Looking ahead, the future of smart grid security will be shaped by emerging technologies and evolving challenges. The integration of renewable energy sources and the proliferation of Internet of Things (IoT) devices at the grid’s edge will further expand the attack surface. To stay ahead of adversaries, the industry is exploring advanced solutions such as Artificial Intelligence (AI) and Machine Learning (ML) for predictive threat analytics and automated anomaly detection. Blockchain technology is also being investigated for creating secure, tamper-proof records for energy transactions and device identity management. Furthermore, the concept of cyber resilience is gaining traction, focusing not just on preventing attacks but also on ensuring the grid’s ability to continue operating and recover quickly even in the face of a successful breach.

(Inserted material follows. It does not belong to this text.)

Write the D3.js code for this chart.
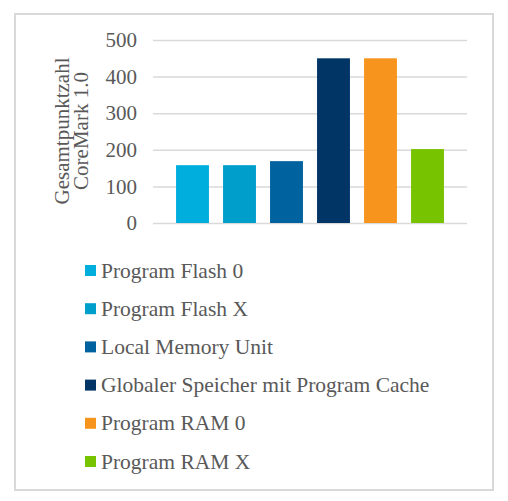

In conclusion, the benefits of the smart grid are too great to ignore, but they cannot be realized without an unwavering commitment to security. Smart grid security is not a one-time project but a continuous process of adaptation and improvement. It requires a collaborative effort involving utility companies, technology vendors, regulators, and cybersecurity researchers. By implementing a layered defense strategy that combines advanced technology, rigorous processes, and a skilled workforce, we can build a resilient and secure smart grid capable of powering our future while withstanding the cyber threats of tomorrow.